Yuan Undervaluation?

As noted in The Hill, from a letter written by key House and Senate leaders to President Obama:

The continued misalignment of China’s currency is unsustainable and unacceptable.

Two observations:

The yuan’s value. While the yuan has depreciated recently, on a trade weighted basis, the real value of the yuan is (still) 14% higher (in log terms) than it was in 2014M06.


Figure 1: Real value of trade weighted yuan, 2010=1 (blue, left log scale), and USD/CNY (red, right log scale). Source: BIS, Federal Reserve Board.

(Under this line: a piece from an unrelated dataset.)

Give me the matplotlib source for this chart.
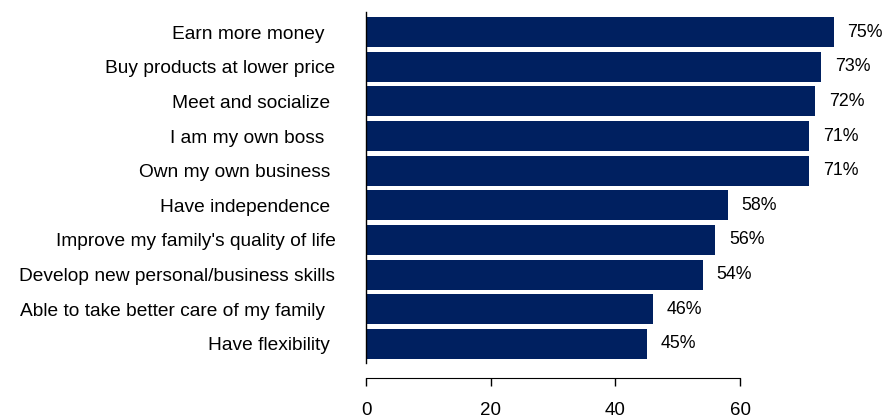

As of 9/23, the yuan was 0.6% weaker against the dollar than it was in August. That means that the yuan is still substantially stronger than it was in mid-2014.

The external balance. Chinese foreign exchange reserves in dollars have been declining for the past year.


Figure 2: Chinese foreign exchange reserves excluding gold, in millions of USD, log scale (blue). Source: FRED, TradingEconomics.

Capital outflows have been increasing, at least as can be inferred from current account data and changes in fx reserves.


Source: Economist, Sept. 19, 2015.

Put together, these points do not support severe undervaluation, even after the recent yuan devaluation. More on undervaluation here and here.

There are plenty of contentious issue-areas for the US and China to deal with. Severe yuan undervaluation is not one of them (unless much larger devaluations are in the pipeline).

4 thoughts on “Yuan Undervaluation?

  1. Steven Kopits

    The yuan is over-valued by 6-8% in my opinion. I’m finishing up my China Tracker this morning, and the indicators pretty clearly point to an over-valuation for reasons I have written about elsewhere.

  2. Ricardo


    You and I have often agreed on this issue of the yuan being overvalued and we agree once again. The exchange rates of the yuan v dollar are the least of our concerns with China. It is sad to see such bipartisan financial stupidity from our congress (especially Rep. Paul Ryan who seems to have been abducted by aliens and replaced with a wicked double).

  3. Steven Kopits

    Could someone suggest to the CEPR that they get off their collective asses and call a end to the 2011 recession in Europe?

  4. sherparick

    Although it does appear the “recession” in the Eurozone that started in 2011 ended in 2013, although growth remains very tepid. http://www.tradingeconomics.com/euro-area/gdp-growth

    One problem comparing U.S. states with Eurozone stats is that Europe reports growth per quarter while the U.S. reports quarterly growth at the annual rate, so that U.S. 2d Quarter growth would be reported as .97% growth, and not 3.9% annual rate.

    U.S. economic policy has been far from perfect the last 6 years (deficit fetish!!!), but compared to all the other “houses” in the OECD neighborhood it has had the based decision making (April 2009 and Dec. 2010 stimulus packages and three rounds of QE and staying at the ZIRP for seven years). There is still an insufficient recognition in the U.S. and around the world that the problems of oversupply of labor and production , demographic trends of aging and slow growing populations, and finally over “saving” in world of insufficient worthy private investment opportunities and insufficient public investment, means insufficient aggregate demand. The result are structural trends to lower inflation and moderate deflation. We are all turning Japanese.